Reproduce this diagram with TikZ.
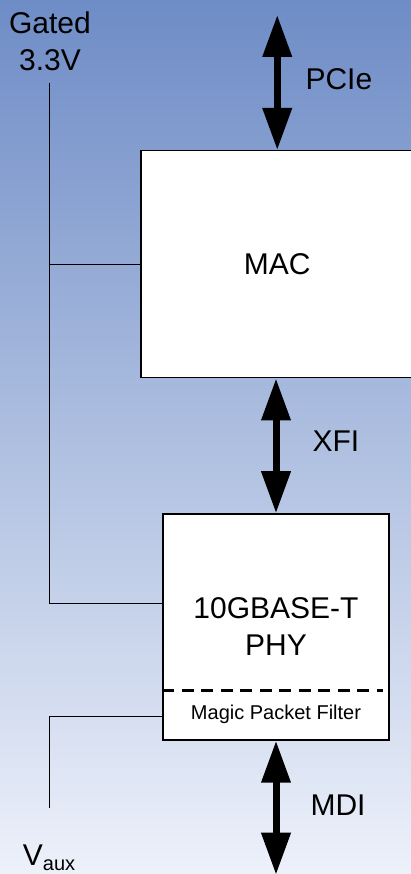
\documentclass[tikz,border=0pt]{standalone}
\usepackage{fontspec}
\setmainfont{Liberation Sans}
\usetikzlibrary{arrows.meta,positioning,calc}
\definecolor{bgtop}{RGB}{110,140,198}
\definecolor{bgbottom}{RGB}{237,241,250}

\begin{document}
\begin{tikzpicture}[
  x=1pt, y=1pt,
  font=\fontsize{30}{37}\selectfont,
  block/.style={draw, line width=1.5pt, fill=white, inner sep=0pt},
  bus/.style={{Triangle[length=42pt,width=28pt]}-{Triangle[length=42pt,width=28pt]}, line width=7pt},
  wire/.style={line width=1pt},
  buslabel/.style={anchor=base west},
  filterline/.style={dash pattern=on 12pt off 7.5pt, line width=3.2pt}
]
\shade[top color=bgtop, bottom color=bgbottom] (0,0) rectangle (411,874);
\useasboundingbox (0,0) rectangle (411,874);
\clip (0,0) rectangle (411,874);

% blocks
\node[block, minimum width=273pt, minimum height=227pt, anchor=north west] (mac) at (140,724) {MAC};
\node[block, minimum width=226pt, minimum height=226pt, align=center] (phy) at (276,247) {10GBASE-T\\PHY};
\draw[filterline] ([yshift=50pt]phy.south west) -- ([xshift=-7pt, yshift=50pt]phy.south east);
\node[font=\fontsize{20}{24}\selectfont] (filter) at ([yshift=26pt]phy.south) {Magic Packet Filter};

% supplies
\node[align=center] (gated) at (50,833) {Gated\\3.3V};
\node[anchor=base] (vaux) at (49,9) {V\raisebox{-6pt}{\fontsize{20}{24}\selectfont aux}};
\coordinate (vtop) at (49,791);
\coordinate (vbot) at (49,66);
\draw[wire] (vtop) |- ([yshift=23pt]phy.west);
\draw[wire] (vtop |- mac.west) -- (mac.west);
\draw[wire] (vbot) |- ([yshift=-90pt]phy.west);

% buses
\coordinate (pcie) at ([yshift=135pt]mac.north);
\coordinate (mdi) at ([yshift=-134pt]phy.south);
\draw[bus] (pcie) -- (mac.north);
\draw[bus] (phy.north |- mac.south) -- (phy.north);
\draw[bus] (phy.south) -- (mdi);
\node[buslabel] (pcie-label) at (302,784) {PCIe};
\node[buslabel] (xfi-label) at (309,422) {XFI};
\node[buslabel] (mdi-label) at (307,58) {MDI};
\end{tikzpicture}
\end{document}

● ● ● ● ●

__REQUEST__
Quote the listing above in full, except for the pictures.

__SOLUTION TO THIS EXERCISE__
Reproduce this diagram with TikZ.
\documentclass[tikz,border=0pt]{standalone}
\usepackage{fontspec}
\setmainfont{Liberation Sans}
\usetikzlibrary{arrows.meta,positioning,calc}
\definecolor{bgtop}{RGB}{110,140,198}
\definecolor{bgbottom}{RGB}{237,241,250}

\begin{document}
\begin{tikzpicture}[
  x=1pt, y=1pt,
  font=\fontsize{30}{37}\selectfont,
  block/.style={draw, line width=1.5pt, fill=white, inner sep=0pt},
  bus/.style={{Triangle[length=42pt,width=28pt]}-{Triangle[length=42pt,width=28pt]}, line width=7pt},
  wire/.style={line width=1pt},
  buslabel/.style={anchor=base west},
  filterline/.style={dash pattern=on 12pt off 7.5pt, line width=3.2pt}
]
\shade[top color=bgtop, bottom color=bgbottom] (0,0) rectangle (411,874);
\useasboundingbox (0,0) rectangle (411,874);
\clip (0,0) rectangle (411,874);

% blocks
\node[block, minimum width=273pt, minimum height=227pt, anchor=north west] (mac) at (140,724) {MAC};
\node[block, minimum width=226pt, minimum height=226pt, align=center] (phy) at (276,247) {10GBASE-T\\PHY};
\draw[filterline] ([yshift=50pt]phy.south west) -- ([xshift=-7pt, yshift=50pt]phy.south east);
\node[font=\fontsize{20}{24}\selectfont] (filter) at ([yshift=26pt]phy.south) {Magic Packet Filter};

% supplies
\node[align=center] (gated) at (50,833) {Gated\\3.3V};
\node[anchor=base] (vaux) at (49,9) {V\raisebox{-6pt}{\fontsize{20}{24}\selectfont aux}};
\coordinate (vtop) at (49,791);
\coordinate (vbot) at (49,66);
\draw[wire] (vtop) |- ([yshift=23pt]phy.west);
\draw[wire] (vtop |- mac.west) -- (mac.west);
\draw[wire] (vbot) |- ([yshift=-90pt]phy.west);

% buses
\coordinate (pcie) at ([yshift=135pt]mac.north);
\coordinate (mdi) at ([yshift=-134pt]phy.south);
\draw[bus] (pcie) -- (mac.north);
\draw[bus] (phy.north |- mac.south) -- (phy.north);
\draw[bus] (phy.south) -- (mdi);
\node[buslabel] (pcie-label) at (302,784) {PCIe};
\node[buslabel] (xfi-label) at (309,422) {XFI};
\node[buslabel] (mdi-label) at (307,58) {MDI};
\end{tikzpicture}
\end{document}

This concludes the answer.